Forrester estimates that global social advertising spending will expand at an 18.2% compound annual growth rate over the next five years.
There have been some signs that social media advertising is maturing beyond its early quick-growth period but Forrester's survey suggests the growth isn't likely to come to standstill anytime soon. In July, Facebook said its ad growth dropped to 51% in Q1 compared to 57% over the same period a year ago while reports indicate ad spending has continued to decline in Q2.
However, Forrester’s survey supports the idea that social-media advertising has more room to grow — especially for video spots — as younger viewers shift their viewing habits toward mobile devices. Snapchat, Pinterest and Twitter have expanded or initiated video ad sales this year, and have a lot of room to grow before they annoy their teenage users with ads as much as Google’s YouTube does, Forrester’s survey suggests.
Google and Facebook are looking to solidify their grip on the digital ad market as it transitions to video, distancing themselves even further from Snapchat, Pinterest and Twitter that have smaller audiences and more limited growth prospects.
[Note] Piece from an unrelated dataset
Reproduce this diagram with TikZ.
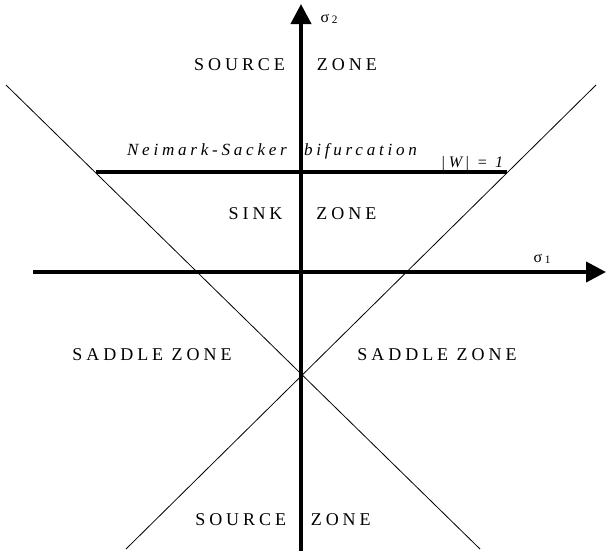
\documentclass[tikz,border=0pt]{standalone}
\usepackage{fontspec}
\setmainfont{Liberation Serif}
\newfontfamily\spacedfont[LetterSpace=22]{Liberation Serif}
\usetikzlibrary{arrows.meta}

\begin{document}
\begin{tikzpicture}[
    x=0.75pt, y=-0.75pt,
    zone/.style={
        font=\spacedfont\fontsize{13.5}{16}\selectfont,
        anchor=base,
        inner sep=0pt
    },
    bifurcation/.style={zone, font=\spacedfont\itshape\fontsize{12.8}{16}\selectfont},
    axislabel/.style={font=\fontsize{12}{14}\selectfont, anchor=base, inner sep=0pt},
    axis/.style={line width=3pt, -{Triangle[length=15pt, width=15pt]}},
    boundary/.style={line width=0.6pt},
    nsline/.style={line width=3pt}
]
\useasboundingbox (0,0) rectangle (607,551);

\coordinate (xstart) at (33,272);
\coordinate (xend) at (606,272);
\coordinate (ystart) at (301,551);
\coordinate (yend) at (301,4);
\coordinate (leftTop) at (6,85);
\coordinate (leftBottom) at (480,549);
\coordinate (rightTop) at (596,85);
\coordinate (rightBottom) at (126,549);
\coordinate (nsLeft) at (96,172);
\coordinate (nsRight) at (507,172);

% stability boundaries
\draw[boundary] (leftTop) -- (leftBottom);
\draw[boundary] (rightTop) -- (rightBottom);
\draw[nsline] (nsLeft) -- (nsRight);

% axes
\draw[axis] (xstart) -- (xend);
\draw[axis] (ystart) -- (yend);

\node[axislabel] (sigmaOne) at (542,262) {σ\kern2pt\raisebox{-1pt}{\fontsize{8.5}{9}\selectfont 1}};
\node[axislabel] (sigmaTwo) at (329,22) {σ\kern2pt\raisebox{-1pt}{\fontsize{8.5}{9}\selectfont 2}};

\node[zone] (sourceTop) at (285.5,70) {SOURCE\hspace{24pt}ZONE};
\node[zone] (sink) at (302.5,219) {SINK\hspace{25.5pt}ZONE};
\node[zone] (saddleLeft) at (152,360) {SADDLE ZONE};
\node[zone] (saddleRight) at (437,360) {SADDLE ZONE};
\node[zone] (sourceBottom) at (283,525) {SOURCE\hspace{18.5pt}ZONE};

\node[bifurcation] (nsLabel) at (272,155) {Neimark-Sacker\hspace{13pt}bifurcation};
\node[axislabel, font=\spacedfont\itshape\fontsize{12}{14}\selectfont] (unitCircle) at (472,167) {|W\,| = 1};

\end{tikzpicture}
\end{document}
In addition to its website and mobile app, Google’s YouTube has services such as paid streaming content and a live TV package. Facebook, whose online bulletin-board technology is vastly inferior to Google’s search capabilities, is staking its future on video content in an effort to keep people engaged on its platform while luring bigger dollars from major brand advertisers. Just this week, Facebook's anticipated Watch tab began appearing, giving users the ability to watch original programming from a variety of publishers and entertainment companies.
Importantly, video advertising growth will require improved measurement tools to overcome skepticism from major brands that have sophisticated methods to track ROI.